By the death of her third husband, 21 Dec. 1598, Mistress Owen was left free to carry out her long-cherished plans. On 6 June 1608 she obtained license to purchase at Islington and Clerkenwell eleven acres of ground, whereon to erect a hospital for ten poor widows, and to vest the same and other lands, to the value of 40l. a year, in the Brewers’ Company (Cal. State Papers, Dom. Ser. 1603–10, p. 438). The site had previously been known as the ‘Ermytage’ field. Here she erected a school, free chapel, and almshouses, on the east side of St. John Street Road, which stood till 1841. In one of the gables three iron arrows were fixed, as a memorial of the event above described (Lewis, History of St. Mary, Islington, p. 418 ; Gent. Mag. vol. lxxxii. pt. ii. p. 130).

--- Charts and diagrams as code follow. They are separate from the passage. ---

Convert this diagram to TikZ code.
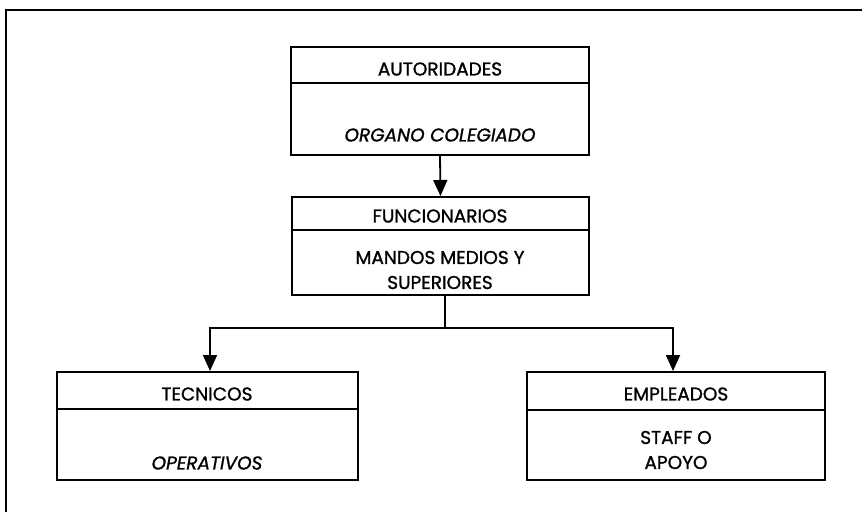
\documentclass[tikz,border=0pt]{standalone}
\usepackage{fontspec}
\setmainfont{Poppins}[FakeBold=1.2]
\usetikzlibrary{arrows.meta}
\begin{document}
\begin{tikzpicture}[x=1pt,y=-1pt,
  box/.style={draw,line width=2pt},
  sep/.style={line width=1.6pt},
  lbl/.style={font=\fontsize{18.5}{25}\selectfont,align=center,inner sep=0pt},
  ilbl/.style={lbl,font=\fontsize{18.5}{25}\selectfont\itshape},
  conn/.style={line width=1.8pt},
  arr/.style={conn,-{Triangle[width=14pt,length=16pt]}}]
\useasboundingbox (0,0) rectangle (862,516);
% outer frame (top and left edges)
\coordinate (fbl) at (6,512);
\coordinate (ftl) at (6,10);
\coordinate (ftr) at (862,10);
\draw[line width=2pt] (fbl) -- (ftl) -- (ftr);
% AUTORIDADES
\node[box,minimum width=298pt,minimum height=108pt,inner sep=0pt] (a) at (440,101) {};
\draw[sep] (291,83) -- (589,83);
\node[lbl] (a1) at (440,69) {AUTORIDADES};
\node[ilbl] (a2) at (440,135) {ORGANO COLEGIADO};
% FUNCIONARIOS
\node[box,minimum width=297pt,minimum height=98pt,inner sep=0pt] (f) at (440.5,246) {};
\draw[sep] (292,230) -- (589,230);
\node[lbl] (f1) at (440,216) {FUNCIONARIOS};
\node[lbl] (f2) at (440,270) {MANDOS MEDIOS Y\\SUPERIORES};
% TECNICOS
\node[box,minimum width=301pt,minimum height=108pt,inner sep=0pt] (t) at (207.5,426) {};
\draw[sep] (57,409) -- (358,409);
\node[lbl] (t1) at (207,394) {TECNICOS};
\node[ilbl] (t2) at (207,463) {OPERATIVOS};
% EMPLEADOS
\node[box,minimum width=298pt,minimum height=108pt,inner sep=0pt] (e) at (676,426) {};
\draw[sep] (527,410) -- (825,410);
\node[lbl] (e1) at (676,394) {EMPLEADOS};
\node[lbl] (e2) at (676,450) {STAFF O\\APOYO};
% connectors
\draw[arr] (a.south) -- (f.north);
\coordinate (j) at (445,328);
\draw[conn] (f.south -| j) -- (j);
\draw[arr] (j) -| (t.north -| 210,0);
\draw[arr] (j) -| (e.north -| 673,0);
\end{tikzpicture}
\end{document}
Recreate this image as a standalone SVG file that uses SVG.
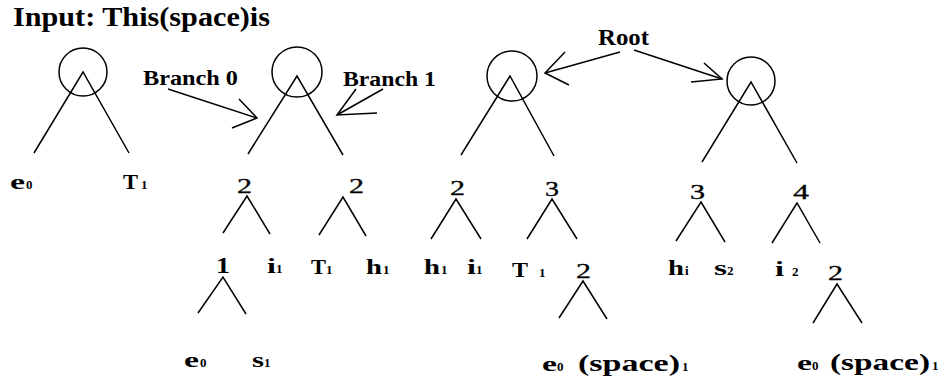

By indentures dated in 1609, she gave to the Brewers’ Company a yearly rent-charge of 25l., in support of her almshouses. On 20 Sept. 1613 she made rules and orders for her new school. She had previously, by her will, dated 10 June 1613, directed the purchase of land to the amount of 20l. a year for the maintenance of its master (Report of the . . . Livery Companies’ Commission, 1884, v. 33). She made many other bequests, especially to Christ’s Hospital and the two universities of Oxford and Cambridge (cf. Stow, Survay, ed. 1618, p. 212).
Alice Owen died 26 Oct. 1613, and was buried in the parish church of St. Mary, Islington, where a monument preserved her effigy and those of her children (Cole MSS. vol. xi. f. 175) till 1751, when, on the pulling down of the old fabric, part of the monument was removed to the school, and a fresh one erected to her memory in the new church (Nelson, History of Islington, p. 320).
By 1830 the value of the trust estates in Islington and Clerkenwell had grown to 900l. a year (Report, ubi supra). In 1841 the school and almshouses were rebuilt, at a cost of about 6,000l., on a new site in Owen Street, Islington, a little distance from the old (Literary World, 11 Jan. 1840). On 14 Aug. 1878 a new scheme obtained the royal assent, by which the school of Alice Owen was expanded into two—one for about three hundred boys, and the other for the like number of girls (City Press, 18 Sept. 1875 ; Livery Companies’ Commission Report, v. 38).